最終的に、チャレンジング・ハイツのもとに身を落ち着かせることになったサムエルくんでしたが、彼はまだ疑問が拭いきれないでいました。チャレンジング・ハイツは彼の主人が以前話していたように、信用できない組織なのではないか、そして、自分の人生を本当に変えることができるのかわからなかったのです。
【夢に向かって通す糸】ガーナから
組織が運営する社会復帰施設「ホブデ ハウス」にやってきたサムエルくんは、そこの利用者やスタッフと話をし、そこで初めて自分が児童奴隷として売られていたことを知りました。
人生初となる学校の授業に参加した彼は、もはや自分がボコタ湖の船の上に縛り付けられることはないと知り、自分の新しい未来を思い描くようになりました。

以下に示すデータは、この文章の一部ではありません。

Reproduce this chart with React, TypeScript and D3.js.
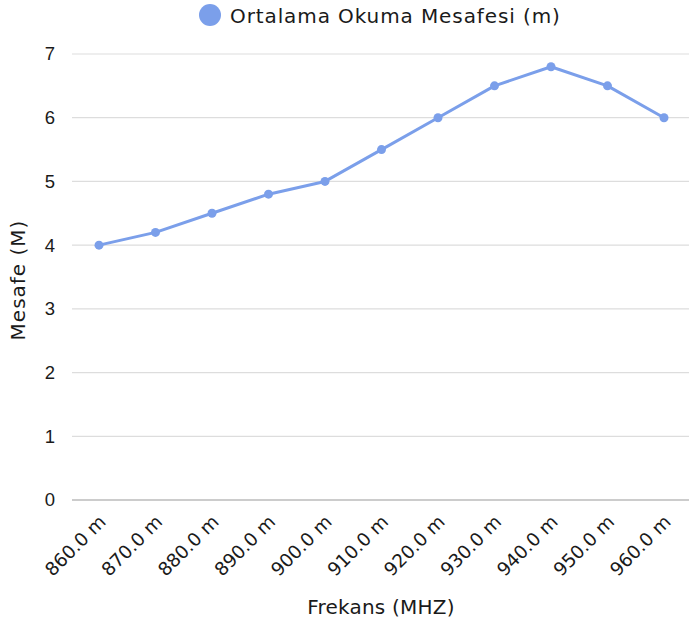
import React, { useEffect, useRef } from "react";
import * as d3 from "d3";

const frequencies = [860, 870, 880, 890, 900, 910, 920, 930, 940, 950, 960];
const distances = [4, 4.2, 4.5, 4.8, 5, 5.5, 6, 6.5, 6.8, 6.5, 6];
const yTicks = [0, 1, 2, 3, 4, 5, 6, 7];
const seriesName = "Ortalama Okuma Mesafesi (m)";

const App = () => {
  const svgRef = useRef<SVGSVGElement>(null);

  useEffect(() => {
    const w = 689;
    const h = 631;
    const color = "#7b9fea";
    const font = "'DejaVu Sans', sans-serif";
    const tickFont = "'Liberation Sans', Arial, sans-serif";

    const svg = d3.select(svgRef.current);
    svg.selectAll("*").remove();
    svg.attr("width", w).attr("height", h).style("font-family", font);

    const x = d3
      .scalePoint<number>()
      .domain(frequencies)
      .range([99, 664]);
    const y = d3.scaleLinear().domain([0, 7]).range([500, 54]);

    // grid
    svg
      .append("g")
      .selectAll("line")
      .data(yTicks)
      .join("line")
      .attr("x1", 72)
      .attr("x2", w)
      .attr("y1", (d) => y(d))
      .attr("y2", (d) => y(d))
      .attr("stroke", (d) => (d === 0 ? "#999" : "#ddd"))
      .attr("stroke-width", 1.2);

    svg
      .append("g")
      .selectAll("text")
      .data(yTicks)
      .join("text")
      .attr("x", 55)
      .attr("y", (d) => y(d))
      .attr("dy", "0.35em")
      .attr("text-anchor", "end")
      .attr("font-family", tickFont)
      .attr("font-size", 18.5)
      .attr("fill", "#1a1a1a")
      .text((d) => d);

    svg
      .append("g")
      .selectAll("text")
      .data(frequencies)
      .join("text")
      .attr(
        "transform",
        (d) => `translate(${(x(d) as number) + 8},${523}) rotate(-45)`
      )
      .attr("text-anchor", "end")
      .attr("font-size", 18.5)
      .attr("fill", "#1a1a1a")
      .text((d) => `${d.toFixed(1)} m`);

    const line = d3
      .line<number>()
      .x((d, i) => x(frequencies[i]) as number)
      .y((d) => y(d));

    svg
      .append("path")
      .datum(distances)
      .attr("d", line)
      .attr("fill", "none")
      .attr("stroke", color)
      .attr("stroke-width", 3)
      .attr("stroke-linejoin", "round");

    svg
      .append("g")
      .selectAll("circle")
      .data(distances)
      .join("circle")
      .attr("cx", (d, i) => x(frequencies[i]) as number)
      .attr("cy", (d) => y(d))
      .attr("r", 4.5)
      .attr("fill", color);

    // legend
    svg
      .append("circle")
      .attr("cx", 210)
      .attr("cy", 15)
      .attr("r", 11)
      .attr("fill", color);
    svg
      .append("text")
      .attr("x", 230)
      .attr("y", 23)
      .attr("font-size", 20)
      .attr("letter-spacing", 0.9)
      .attr("fill", "#1a1a1a")
      .text(seriesName);

    svg
      .append("text")
      .attr("x", 381)
      .attr("y", 614)
      .attr("text-anchor", "middle")
      .attr("font-size", 20)
      .attr("letter-spacing", 0.2)
      .attr("fill", "#1a1a1a")
      .text("Frekans (MHZ)");

    svg
      .append("text")
      .attr("transform", "translate(25,280) rotate(-90)")
      .attr("text-anchor", "middle")
      .attr("font-size", 20)
      .attr("letter-spacing", 1)
      .attr("fill", "#1a1a1a")
      .text("Mesafe (M)");
  }, []);

  return (
    <div style={{ position: "absolute", left: 0, top: 0 }}>
      <svg ref={svgRef} style={{ display: "block" }} />
    </div>
  );
};

export default App;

現在サムエルくんは、勤勉で親切な新しい指導者のもとで働いています。
指導者であるボニーさんは、自身も子ども時代に十分な教育を受けることができませんでした。
だからこそ、洋服の仕立ての技術を教えながら、同じような境遇にいる子どもたちを励まし、自分が身につけたスキルによって人生の扉が開けるということを伝えているのです。
【夢に向かって通す糸】ガーナから
自分の夢に向かって洋服に針を通すサムエルくん。
彼の心に思い浮かぶのは、いまだ奴隷としてボコタ湖で働いている友達のことです。
チャレンジング・ハイツを通して新しい人生をスタートさせたサムエルくんは、今度は自分が他の人々を助けたいという熱意に突き動かされています。

今後4年のうちに、サムエルくんは一人前の仕立て職人になっていることでしょう。
いつかボコタ湖の子どもたちを救えるくらいの資金が集められるよう、自分の店を経営することを目標にしながら、彼は今日も仕立ての技術に磨きをかけています。

サムエルくんは、チャレンジング・ハイツがボコタ湖から毎年救済している数多くの子どもたちの中の一人です。
この団体は、人身売買被害者である子どもが、個人として自由に社会で生きることができるよう、社会復帰施設でのケアを行っています。労働から自由にされた子どもたちに、新しい目標や未来を思い描いてもらう機会を設けることで、人生とはただ魚を取らされるだけではないすばらしいものだという希望を与えて続けています。

明日6月12日は、世界の労働条件と生活水準の改善を目的に制定された、「児童労働をなくすことを世界に呼びかける日」です。
子どもたちの未来が、安全な環境の中で守られ育てられていくよう、オペレーション・ブレッシング・ジャパンは今後も各国での児童養護活動を続けて参ります。